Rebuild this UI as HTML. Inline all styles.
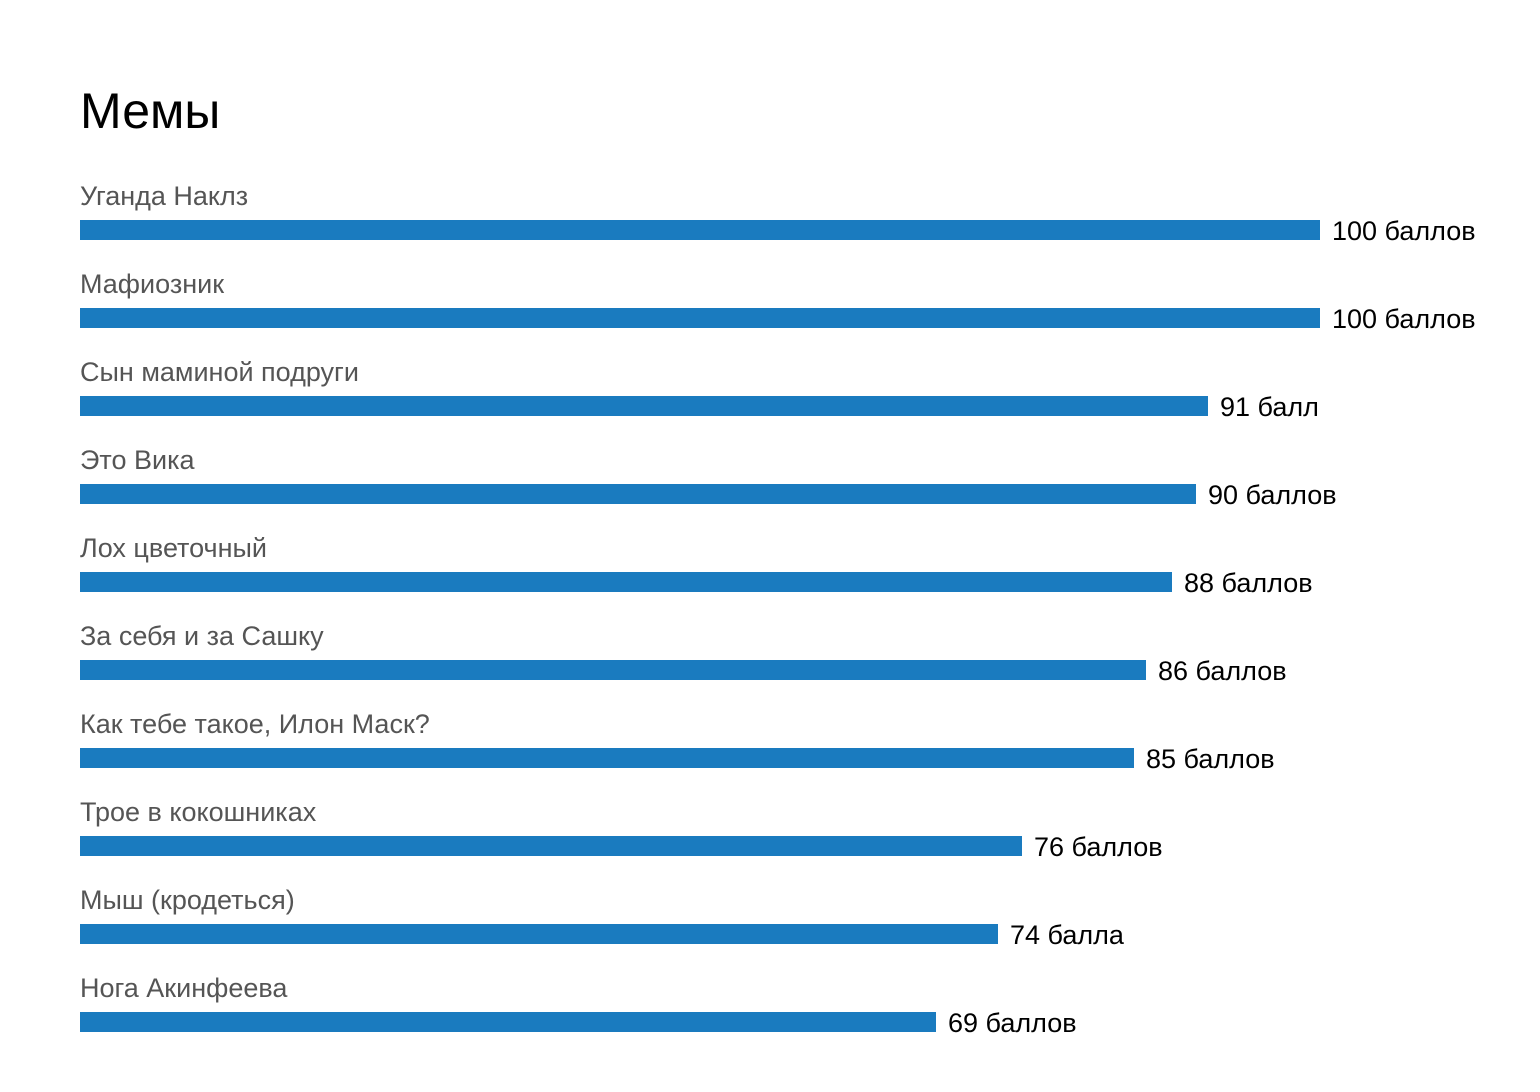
<!DOCTYPE html>
<html><head><meta charset="utf-8"><style>
body{margin:0;width:1540px;height:1092px;background:#fff;position:relative;overflow:hidden;font-family:"Liberation Sans",sans-serif}
.t{position:absolute;left:80px;top:82px;font-size:50px;color:#000;line-height:58px}
.l{position:absolute;left:80px;font-size:27px;color:#555;line-height:30px}
.b{position:absolute;left:80px;height:20px;background:#1a7bbf}
.v{position:absolute;font-size:27px;color:#000;line-height:30px}
</style></head><body>
<div class="t">Мемы</div>
<div class="l" style="top:181px">Уганда Наклз</div><div class="b" style="top:220px;width:1240px"></div><div class="v" style="top:216px;left:1332px">100 баллов</div>
<div class="l" style="top:269px">Мафиозник</div><div class="b" style="top:308px;width:1240px"></div><div class="v" style="top:304px;left:1332px">100 баллов</div>
<div class="l" style="top:357px">Сын маминой подруги</div><div class="b" style="top:396px;width:1128px"></div><div class="v" style="top:392px;left:1220px">91 балл</div>
<div class="l" style="top:445px">Это Вика</div><div class="b" style="top:484px;width:1116px"></div><div class="v" style="top:480px;left:1208px">90 баллов</div>
<div class="l" style="top:533px">Лох цветочный</div><div class="b" style="top:572px;width:1092px"></div><div class="v" style="top:568px;left:1184px">88 баллов</div>
<div class="l" style="top:621px">За себя и за Сашку</div><div class="b" style="top:660px;width:1066px"></div><div class="v" style="top:656px;left:1158px">86 баллов</div>
<div class="l" style="top:709px">Как тебе такое, Илон Маск?</div><div class="b" style="top:748px;width:1054px"></div><div class="v" style="top:744px;left:1146px">85 баллов</div>
<div class="l" style="top:797px">Трое в кокошниках</div><div class="b" style="top:836px;width:942px"></div><div class="v" style="top:832px;left:1034px">76 баллов</div>
<div class="l" style="top:885px">Мыш (кродеться)</div><div class="b" style="top:924px;width:918px"></div><div class="v" style="top:920px;left:1010px">74 балла</div>
<div class="l" style="top:973px">Нога Акинфеева</div><div class="b" style="top:1012px;width:856px"></div><div class="v" style="top:1008px;left:948px">69 баллов</div>
</body></html>
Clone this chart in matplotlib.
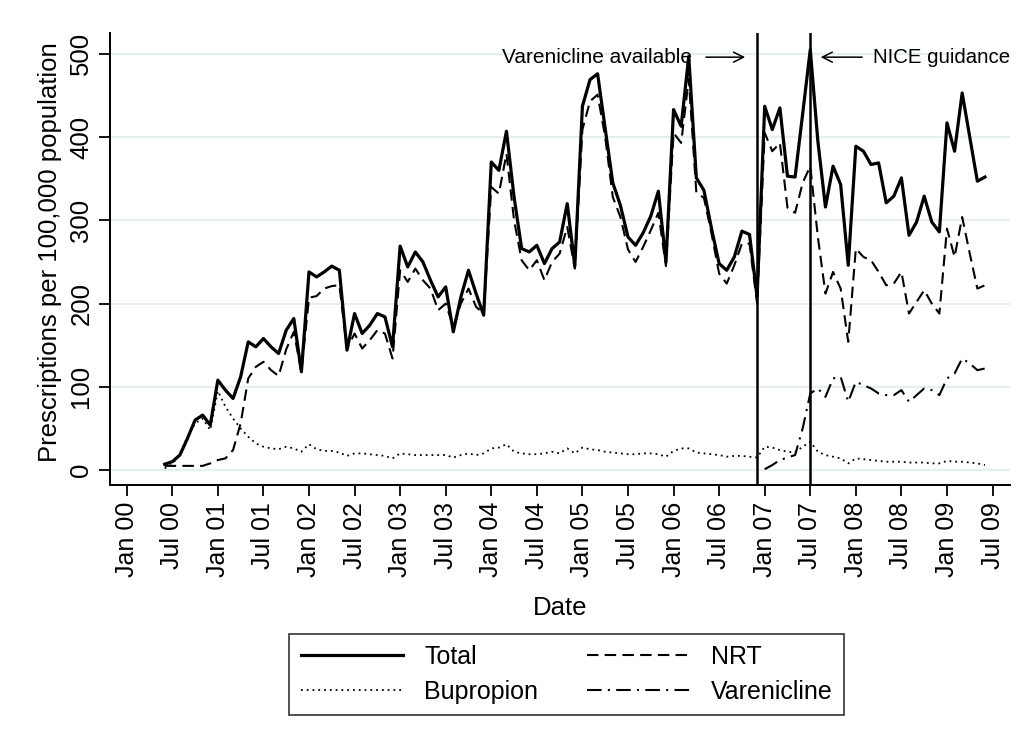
import numpy as np
import pandas as pd
import matplotlib
matplotlib.use('Agg')
import matplotlib.pyplot as plt

plt.rcParams['font.family'] = ['Liberation Sans', 'DejaVu Sans']

# monthly series, Jun 2000 .. Jun 2009
months = pd.period_range('2000-06', '2009-06', freq='M')
vare_months = pd.period_range('2007-01', '2009-06', freq='M')

total = [7, 10, 18, 38, 60, 66, 54, 108, 96, 86,
         112, 154, 148, 158, 148, 140, 168, 182, 118, 238,
         232, 238, 245, 240, 144, 188, 164, 174, 188, 184,
         148, 269, 244, 262, 250, 228, 208, 220, 166, 208,
         240, 212, 186, 370, 360, 407, 328, 266, 262, 270,
         248, 266, 274, 320, 245, 437, 469, 476, 410, 345,
         318, 280, 270, 285, 305, 335, 250, 433, 413, 497,
         351, 336, 290, 248, 240, 256, 287, 283, 208, 437,
         409, 435, 353, 352, 428, 505, 395, 316, 365, 343,
         246, 389, 383, 367, 369, 321, 329, 351, 282, 298,
         329, 298, 286, 417, 383, 453, 400, 347, 352]

nrt = [5, 5, 5, 5, 5, 5, 8, 12, 14, 24,
       56, 110, 124, 130, 120, 113, 145, 166, 118, 207,
       209, 218, 221, 222, 146, 164, 146, 156, 168, 164,
       134, 240, 226, 242, 228, 218, 192, 200, 172, 200,
       218, 196, 188, 340, 332, 380, 300, 252, 240, 252,
       228, 250, 260, 292, 242, 409, 443, 451, 400, 328,
       304, 265, 250, 268, 288, 309, 245, 405, 393, 470,
       333, 327, 284, 236, 224, 246, 272, 272, 200, 405,
       383, 393, 315, 309, 345, 365, 280, 212, 238, 218,
       154, 266, 256, 252, 238, 222, 224, 238, 188, 202,
       216, 200, 188, 290, 256, 304, 260, 218, 222]

bupropion = [2, 7, 20, 40, 56, 62, 48, 95, 76, 62,
             50, 40, 32, 28, 26, 25, 28, 26, 22, 31,
             25, 23, 23, 21, 17, 20, 20, 19, 18, 17,
             14, 20, 19, 18, 18, 18, 18, 18, 15, 18,
             20, 18, 20, 26, 27, 31, 22, 20, 19, 19,
             20, 22, 20, 26, 20, 27, 25, 24, 22, 21,
             20, 19, 19, 20, 20, 19, 16, 23, 26, 26,
             21, 20, 19, 18, 16, 17, 17, 16, 15, 28,
             27, 24, 22, 21, 28, 34, 22, 18, 16, 14,
             8, 14, 13, 12, 11, 10, 10, 10, 9, 9,
             9, 8, 8, 11, 10, 10, 9, 8, 6]

varenicline = [1, 6, 12, 15, 18, 50, 92, 98, 88, 110,
               112, 82, 106, 102, 98, 92, 90, 90, 96, 82,
               90, 98, 96, 90, 110, 116, 134, 128, 120, 122]

tick_labels = ['Jan 00', 'Jul 00', 'Jan 01', 'Jul 01', 'Jan 02', 'Jul 02',
               'Jan 03', 'Jul 03', 'Jan 04', 'Jul 04', 'Jan 05', 'Jul 05',
               'Jan 06', 'Jul 06', 'Jan 07', 'Jul 07', 'Jan 08', 'Jul 08',
               'Jan 09', 'Jul 09']

vare_available = pd.Period('2006-12', freq='M')
nice_guidance = pd.Period('2007-07', freq='M')


def midx(p):
    return (p.year - 2000) * 12 + p.month - 1


x = [midx(p) for p in months]
xv = [midx(p) for p in vare_months]

fig = plt.figure(figsize=(10.3, 7.47), dpi=100)
ax = fig.add_axes([0.1068, 0.3507, 0.8738, 0.6051])

l_total, = ax.plot(x, total, color='black', lw=2.3, label='Total')
l_nrt, = ax.plot(x, nrt, color='black', lw=1.5, ls=(0, (5.5, 3)), label='NRT')
l_bup, = ax.plot(x, bupropion, color='black', lw=1.3, ls=(0, (1, 2.2)), label='Bupropion')
l_var, = ax.plot(xv, varenicline, color='black', lw=1.5, ls=(0, (7, 3, 1, 3)), label='Varenicline')

ax.axvline(midx(vare_available), color='black', lw=1.8)
ax.axvline(midx(nice_guidance), color='black', lw=1.8)

ax.annotate('', xy=(81.8, 496), xytext=(75.9, 496),
            arrowprops=dict(arrowstyle='->', color='black', lw=1.1, mutation_scale=18))
ax.text(74.4, 496, 'Varenicline available', ha='right', va='center', fontsize=15)
ax.annotate('', xy=(91.0, 496), xytext=(97.2, 496),
            arrowprops=dict(arrowstyle='->', color='black', lw=1.1, mutation_scale=18))
ax.text(98.3, 496, 'NICE guidance', ha='left', va='center', fontsize=14.7)

ax.set_xlim(-2.2, 116.3)
ax.set_ylim(-18, 525)

ax.set_xticks(np.arange(len(tick_labels)) * 6)
ax.set_xticklabels(tick_labels, rotation=90, fontsize=18)
ax.set_yticks([0, 100, 200, 300, 400, 500])
ax.set_yticklabels(['0', '100', '200', '300', '400', '500'], rotation=90, va='center', fontsize=18.5)
ax.tick_params(axis='both', length=8, width=1.3, color='black', pad=4)

ax.yaxis.grid(True, color='#e6eef1', lw=1.6)
ax.set_axisbelow(True)
for side in ['top', 'right']:
    ax.spines[side].set_visible(False)
for side in ['left', 'bottom']:
    ax.spines[side].set_linewidth(1.4)

ax.set_xlabel('Date', fontsize=18.5)
ax.xaxis.set_label_coords(0.5, -0.245)
ax.set_ylabel('Prescriptions per 100,000 population', fontsize=18.5)
ax.yaxis.set_label_coords(-0.053, 0.515)

leg = fig.legend(handles=[l_total, l_bup, l_nrt, l_var], loc='center',
                 bbox_to_anchor=(0.55, 0.097), ncol=2, fontsize=18,
                 frameon=True, fancybox=False, edgecolor='black',
                 handlelength=4.1, handletextpad=0.85, columnspacing=1.95,
                 labelspacing=0.45, borderpad=0.45)
leg.get_frame().set_linewidth(1.2)

fig.savefig('out.png', dpi=100)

☆ ☆ ☆ ☆

◆ **Task statement**:
Pictures stay out: repeat exactly only the lines from the one with "Clone this chart in matplotlib." through the one with "vare_months = pd.period_range('2007-01', '2009-06', freq='M')".

◆ **Response to this task**:
Clone this chart in matplotlib.
import numpy as np
import pandas as pd
import matplotlib
matplotlib.use('Agg')
import matplotlib.pyplot as plt

plt.rcParams['font.family'] = ['Liberation Sans', 'DejaVu Sans']

# monthly series, Jun 2000 .. Jun 2009
months = pd.period_range('2000-06', '2009-06', freq='M')
vare_months = pd.period_range('2007-01', '2009-06', freq='M')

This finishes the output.